### SOURCE MATERIAL
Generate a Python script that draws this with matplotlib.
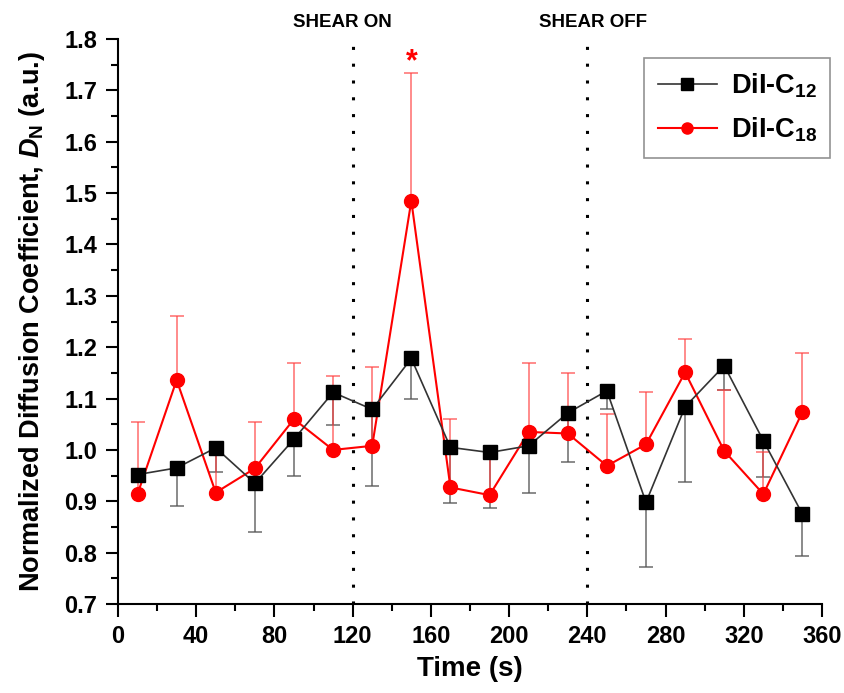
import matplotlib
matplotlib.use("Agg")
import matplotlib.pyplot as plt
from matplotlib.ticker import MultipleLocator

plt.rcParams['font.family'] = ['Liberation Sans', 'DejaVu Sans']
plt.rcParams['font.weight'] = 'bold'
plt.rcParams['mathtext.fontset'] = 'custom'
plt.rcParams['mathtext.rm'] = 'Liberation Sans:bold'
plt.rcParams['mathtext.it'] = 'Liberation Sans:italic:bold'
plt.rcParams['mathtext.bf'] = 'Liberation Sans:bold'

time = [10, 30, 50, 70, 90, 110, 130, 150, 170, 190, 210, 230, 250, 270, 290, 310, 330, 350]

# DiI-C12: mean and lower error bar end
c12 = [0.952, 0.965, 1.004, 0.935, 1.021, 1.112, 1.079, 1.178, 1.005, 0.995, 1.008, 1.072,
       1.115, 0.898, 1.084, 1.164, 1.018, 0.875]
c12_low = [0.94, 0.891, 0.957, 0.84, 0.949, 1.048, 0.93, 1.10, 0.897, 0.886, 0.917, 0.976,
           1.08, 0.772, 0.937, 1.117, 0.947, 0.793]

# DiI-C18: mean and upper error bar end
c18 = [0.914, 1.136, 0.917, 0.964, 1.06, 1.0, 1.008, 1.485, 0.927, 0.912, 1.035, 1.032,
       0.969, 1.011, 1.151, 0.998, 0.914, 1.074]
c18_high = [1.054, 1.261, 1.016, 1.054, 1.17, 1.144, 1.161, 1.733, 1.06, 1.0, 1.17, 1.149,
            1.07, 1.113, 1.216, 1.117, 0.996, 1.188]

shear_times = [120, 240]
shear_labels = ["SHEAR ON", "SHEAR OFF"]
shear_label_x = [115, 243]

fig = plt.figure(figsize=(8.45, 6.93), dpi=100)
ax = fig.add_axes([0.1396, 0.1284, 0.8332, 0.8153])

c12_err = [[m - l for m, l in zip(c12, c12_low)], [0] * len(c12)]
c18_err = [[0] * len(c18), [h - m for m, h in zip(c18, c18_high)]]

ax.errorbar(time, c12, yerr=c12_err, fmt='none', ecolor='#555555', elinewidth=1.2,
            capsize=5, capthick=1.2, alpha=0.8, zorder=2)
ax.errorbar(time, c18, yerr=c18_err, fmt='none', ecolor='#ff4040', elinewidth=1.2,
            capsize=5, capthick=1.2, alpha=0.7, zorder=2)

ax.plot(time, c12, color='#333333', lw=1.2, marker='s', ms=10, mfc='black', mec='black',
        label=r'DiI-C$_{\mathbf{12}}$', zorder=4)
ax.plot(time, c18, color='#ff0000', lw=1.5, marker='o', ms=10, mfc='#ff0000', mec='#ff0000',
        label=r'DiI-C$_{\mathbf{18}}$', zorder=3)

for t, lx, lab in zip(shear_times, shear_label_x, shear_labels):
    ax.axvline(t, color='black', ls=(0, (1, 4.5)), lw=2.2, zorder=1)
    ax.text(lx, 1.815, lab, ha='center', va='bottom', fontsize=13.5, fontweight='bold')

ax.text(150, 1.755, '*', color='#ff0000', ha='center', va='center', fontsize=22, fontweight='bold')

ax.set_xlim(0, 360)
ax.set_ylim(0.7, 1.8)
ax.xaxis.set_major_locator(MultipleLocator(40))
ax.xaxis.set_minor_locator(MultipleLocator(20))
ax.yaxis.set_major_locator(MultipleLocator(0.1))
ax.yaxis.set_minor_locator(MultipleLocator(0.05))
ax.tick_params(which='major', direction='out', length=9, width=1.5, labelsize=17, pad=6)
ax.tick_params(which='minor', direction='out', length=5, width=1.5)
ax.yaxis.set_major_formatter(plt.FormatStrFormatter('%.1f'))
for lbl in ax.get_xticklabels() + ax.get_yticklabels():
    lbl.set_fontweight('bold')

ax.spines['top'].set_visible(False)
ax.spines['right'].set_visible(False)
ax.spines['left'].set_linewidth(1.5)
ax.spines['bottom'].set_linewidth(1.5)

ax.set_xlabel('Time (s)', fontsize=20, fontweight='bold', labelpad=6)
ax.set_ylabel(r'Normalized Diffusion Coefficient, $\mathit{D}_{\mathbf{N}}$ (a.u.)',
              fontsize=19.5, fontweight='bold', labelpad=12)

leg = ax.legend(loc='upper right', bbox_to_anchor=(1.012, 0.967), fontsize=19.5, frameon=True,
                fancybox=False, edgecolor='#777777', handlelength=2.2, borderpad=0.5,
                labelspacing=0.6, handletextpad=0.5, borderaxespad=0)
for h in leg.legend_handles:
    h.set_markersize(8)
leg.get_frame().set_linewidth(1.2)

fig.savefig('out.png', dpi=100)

### EXERCISE TASK
Print out the whole of the material word for word, without pictures.

### FULL RESPONSE
Generate a Python script that draws this with matplotlib.
import matplotlib
matplotlib.use("Agg")
import matplotlib.pyplot as plt
from matplotlib.ticker import MultipleLocator

plt.rcParams['font.family'] = ['Liberation Sans', 'DejaVu Sans']
plt.rcParams['font.weight'] = 'bold'
plt.rcParams['mathtext.fontset'] = 'custom'
plt.rcParams['mathtext.rm'] = 'Liberation Sans:bold'
plt.rcParams['mathtext.it'] = 'Liberation Sans:italic:bold'
plt.rcParams['mathtext.bf'] = 'Liberation Sans:bold'

time = [10, 30, 50, 70, 90, 110, 130, 150, 170, 190, 210, 230, 250, 270, 290, 310, 330, 350]

# DiI-C12: mean and lower error bar end
c12 = [0.952, 0.965, 1.004, 0.935, 1.021, 1.112, 1.079, 1.178, 1.005, 0.995, 1.008, 1.072,
       1.115, 0.898, 1.084, 1.164, 1.018, 0.875]
c12_low = [0.94, 0.891, 0.957, 0.84, 0.949, 1.048, 0.93, 1.10, 0.897, 0.886, 0.917, 0.976,
           1.08, 0.772, 0.937, 1.117, 0.947, 0.793]

# DiI-C18: mean and upper error bar end
c18 = [0.914, 1.136, 0.917, 0.964, 1.06, 1.0, 1.008, 1.485, 0.927, 0.912, 1.035, 1.032,
       0.969, 1.011, 1.151, 0.998, 0.914, 1.074]
c18_high = [1.054, 1.261, 1.016, 1.054, 1.17, 1.144, 1.161, 1.733, 1.06, 1.0, 1.17, 1.149,
            1.07, 1.113, 1.216, 1.117, 0.996, 1.188]

shear_times = [120, 240]
shear_labels = ["SHEAR ON", "SHEAR OFF"]
shear_label_x = [115, 243]

fig = plt.figure(figsize=(8.45, 6.93), dpi=100)
ax = fig.add_axes([0.1396, 0.1284, 0.8332, 0.8153])

c12_err = [[m - l for m, l in zip(c12, c12_low)], [0] * len(c12)]
c18_err = [[0] * len(c18), [h - m for m, h in zip(c18, c18_high)]]

ax.errorbar(time, c12, yerr=c12_err, fmt='none', ecolor='#555555', elinewidth=1.2,
            capsize=5, capthick=1.2, alpha=0.8, zorder=2)
ax.errorbar(time, c18, yerr=c18_err, fmt='none', ecolor='#ff4040', elinewidth=1.2,
            capsize=5, capthick=1.2, alpha=0.7, zorder=2)

ax.plot(time, c12, color='#333333', lw=1.2, marker='s', ms=10, mfc='black', mec='black',
        label=r'DiI-C$_{\mathbf{12}}$', zorder=4)
ax.plot(time, c18, color='#ff0000', lw=1.5, marker='o', ms=10, mfc='#ff0000', mec='#ff0000',
        label=r'DiI-C$_{\mathbf{18}}$', zorder=3)

for t, lx, lab in zip(shear_times, shear_label_x, shear_labels):
    ax.axvline(t, color='black', ls=(0, (1, 4.5)), lw=2.2, zorder=1)
    ax.text(lx, 1.815, lab, ha='center', va='bottom', fontsize=13.5, fontweight='bold')

ax.text(150, 1.755, '*', color='#ff0000', ha='center', va='center', fontsize=22, fontweight='bold')

ax.set_xlim(0, 360)
ax.set_ylim(0.7, 1.8)
ax.xaxis.set_major_locator(MultipleLocator(40))
ax.xaxis.set_minor_locator(MultipleLocator(20))
ax.yaxis.set_major_locator(MultipleLocator(0.1))
ax.yaxis.set_minor_locator(MultipleLocator(0.05))
ax.tick_params(which='major', direction='out', length=9, width=1.5, labelsize=17, pad=6)
ax.tick_params(which='minor', direction='out', length=5, width=1.5)
ax.yaxis.set_major_formatter(plt.FormatStrFormatter('%.1f'))
for lbl in ax.get_xticklabels() + ax.get_yticklabels():
    lbl.set_fontweight('bold')

ax.spines['top'].set_visible(False)
ax.spines['right'].set_visible(False)
ax.spines['left'].set_linewidth(1.5)
ax.spines['bottom'].set_linewidth(1.5)

ax.set_xlabel('Time (s)', fontsize=20, fontweight='bold', labelpad=6)
ax.set_ylabel(r'Normalized Diffusion Coefficient, $\mathit{D}_{\mathbf{N}}$ (a.u.)',
              fontsize=19.5, fontweight='bold', labelpad=12)

leg = ax.legend(loc='upper right', bbox_to_anchor=(1.012, 0.967), fontsize=19.5, frameon=True,
                fancybox=False, edgecolor='#777777', handlelength=2.2, borderpad=0.5,
                labelspacing=0.6, handletextpad=0.5, borderaxespad=0)
for h in leg.legend_handles:
    h.set_markersize(8)
leg.get_frame().set_linewidth(1.2)

fig.savefig('out.png', dpi=100)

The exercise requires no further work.